In a coincidental echo of the French-California wine connection, Rennie's two stops on a recent run were at the two wineries that bested the French at a famous 1976 Paris tasting, Chateau Montelena taking top honors in white wines and Stag's Leap in red.

It was an atypically gray, chilly day in the valley, but all was wine-scented warmth in the Chateau Montelena cellar where Rennie walked slowly along the rows of barrels, using a miner's style head lamp to illuminate the barrel ends.

One barrel had a streaky red stain; he tapped in a wooden wedge to plug the leak. Elsewhere, a fine spray of sawdust caught his eye, the handiwork of another industrious worker, the bore bug. Rennie filled the tiny hole with a small wooden peg, known as a spile.

That was about it for the scores of barrels surveyed. "It's amazing — no nails, no glue and approximately 30 staves a barrel — how few leaks we get," Rennie says.

It's not always such a quiet life.

Last December, Rennie was among the coopers called to the Central California wine town of Paso Robles when a major earthquake struck.

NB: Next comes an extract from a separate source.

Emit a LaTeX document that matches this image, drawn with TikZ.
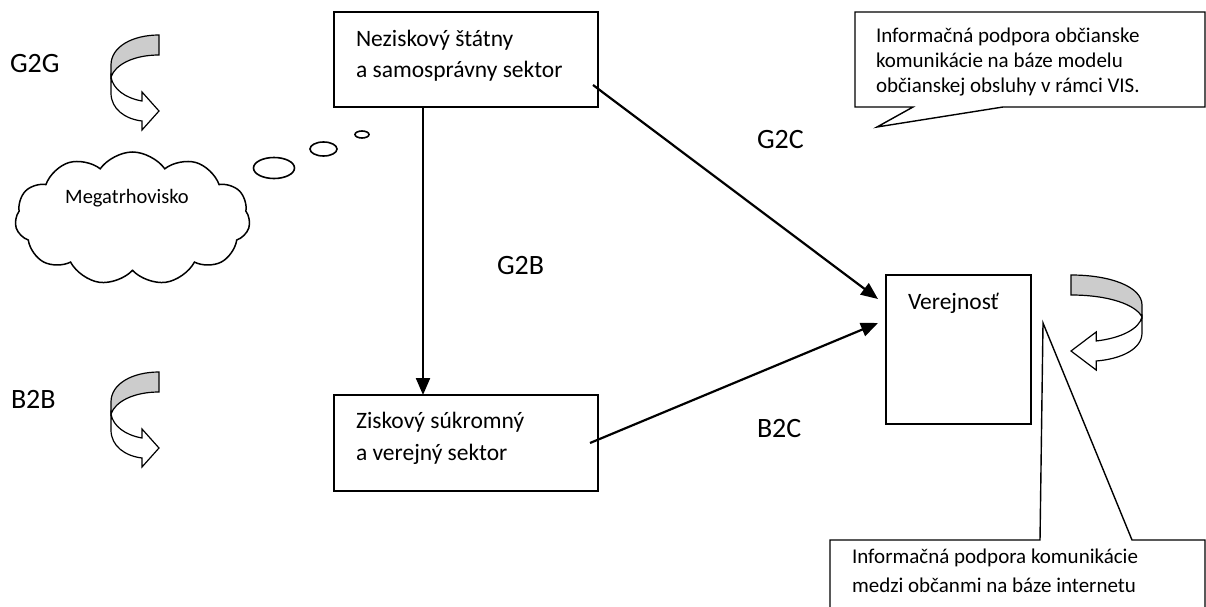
\documentclass[tikz,border=0pt]{standalone}
\usepackage{fontspec}
\setmainfont{Carlito}
\usetikzlibrary{shapes.symbols,shapes.geometric,arrows.meta}
\begin{document}
\begin{tikzpicture}[x=1pt,y=-1pt,
  boxnode/.style={draw, line width=1.4pt, inner sep=0pt, outer sep=0pt},
  txt/.style={anchor=base west, inner sep=0pt, outer sep=0pt, font=\fontsize{23.5}{28}\selectfont},
  ctxt/.style={anchor=base west, inner sep=0pt, outer sep=0pt, font=\fontsize{21}{25}\selectfont},
  lbl/.style={anchor=base west, inner sep=0pt, outer sep=0pt, font=\fontsize{28}{34}\selectfont},
  conn/.style={line width=2.2pt, -{Triangle[length=17pt,width=14pt]}},
  callout/.style={draw, line width=1.4pt, fill=white, line join=miter},
  thought/.style={draw, ellipse, line width=1.6pt, inner sep=0pt},
  pics/carrow/.style={code={
    \draw[line width=1.2pt, fill=white, line join=miter]
      (48,42) -- (48,58) .. controls (48,74) and (34,84) .. (17,86)
      -- (17,95) -- (0,76) -- (17,57) -- (17,66)
      .. controls (34,63) and (46,54) .. (48,42) -- cycle;
    \draw[line width=1.2pt, fill=black!20]
      (0,0) .. controls (27,0) and (48,12) .. (48,30) -- (48,42)
      .. controls (44,30) and (26,20) .. (0,20) -- cycle;
  }}
]
\useasboundingbox (0,0) rectangle (1206,607);
\fill[white] (0,0) rectangle (1206,607);

% callouts
\draw[callout] (855,12) -- (1205,12) -- (1205,107) -- (1003,107) -- (877,127) -- (913,107) -- (855,107) -- cycle;
\node[ctxt] (c1a) at (876,43) {Informačná podpora občianske};
\node[ctxt] (c1b) at (876,68) {komunikácie na báze modelu};
\node[ctxt] (c1c) at (876,93) {občianskej obsluhy v rámci VIS.};

\draw[callout] (830,615) -- (830,540) -- (1040,540) -- (1043,323) -- (1132,540) -- (1205,540) -- (1205,615);
\node[ctxt] (c2a) at (852,563) {Informačná podpora komunikácie};
\node[ctxt] (c2b) at (852,592) {medzi občanmi na báze internetu};

% boxes
\node[boxnode, minimum width=264pt, minimum height=95pt] (box1) at (466,59.5) {};
\node[txt] (b1a) at (356,47) {Neziskový štátny};
\node[txt] (b1b) at (356,78) {a samosprávny sektor};

\node[boxnode, minimum width=264pt, minimum height=96pt] (box2) at (466,443) {};
\node[txt] (b2a) at (356,428) {Ziskový súkromný};
\node[txt] (b2b) at (356,460) {a verejný sektor};

\node[boxnode, minimum width=145pt, minimum height=149pt] (verej) at (958.5,349.5) {};
\node[txt] (vt) at (908,309) {Verejnosť};

% connectors
\draw[conn] ([xshift=-43pt]box1.south) -- ([xshift=-43pt]box2.north);
\draw[conn] ([shift={(-5,-22)}]box1.south east) -- ([shift={(-8,24)}]verej.north west);
\draw[conn] ([shift={(-8,-48)}]box2.south east) -- ([shift={(-8,48)}]verej.north west);

% labels
\node[lbl] (g2g) at (10,73) {G2G};
\node[lbl] (b2b) at (11,408) {B2B};
\node[lbl] (g2c) at (757,148) {G2C};
\node[lbl] (g2b) at (497,274) {G2B};
\node[lbl] (b2c) at (757,437) {B2C};

% cloud and thought bubbles
\node[cloud, draw, line width=1.5pt, cloud puffs=11, cloud puff arc=110, aspect=1.77,
      minimum width=235pt, minimum height=133pt, inner sep=0pt] (cloud) at (132.5,218.5) {};
\node[anchor=base, inner sep=0pt, font=\fontsize{20.5}{24}\selectfont] (mega) at (127,203) {Megatrhovisko};
\node[thought, minimum width=41pt, minimum height=21pt] (th1) at (274,168) {};
\node[thought, minimum width=27pt, minimum height=14pt] (th2) at (323.5,149) {};
\node[thought, minimum width=14pt, minimum height=7pt] (th3) at (362,134.5) {};

% curved arrows
\pic[xscale=-1] at (159,35) {carrow};
\pic[xscale=-1] at (159,372) {carrow};
\pic[xscale=1.479] at (1071,275) {carrow};
\end{tikzpicture}
\end{document}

The quake toppled a downtown building, killing two people, and wreaked havoc in area wineries, smashing barrels and sending rivers of red gushing across cellar floors.

"It was horrible for the winemaker and horrible for the barrels," Rennie says.

Whether he's fixing one barrel or 20, Rennie works with the same kind of tools his great-grandfather did, like the adz, which smoothes rough-cut wood, and the croze, used to gouge the groove into which the barrel lid fits.

"It's nice to have four generations, but it doesn't make me any better than any other cooper," Rennie says. "You have to earn that, earn the respect that you're willing to sweat."

And he does.

At Stag's Leap, Rennie was red-faced with exertion as he worked the new shave in with its brethren, planing the wood smooth and sending curlicues of shorn wood fluttering to the floor.

For the final step, he whirled the barrel with one hand and brought down his hammer with the other, wielding the tool with a percussionist's precision as he banged the hoops back into place.

Boom, boom, boom! — and, he was done.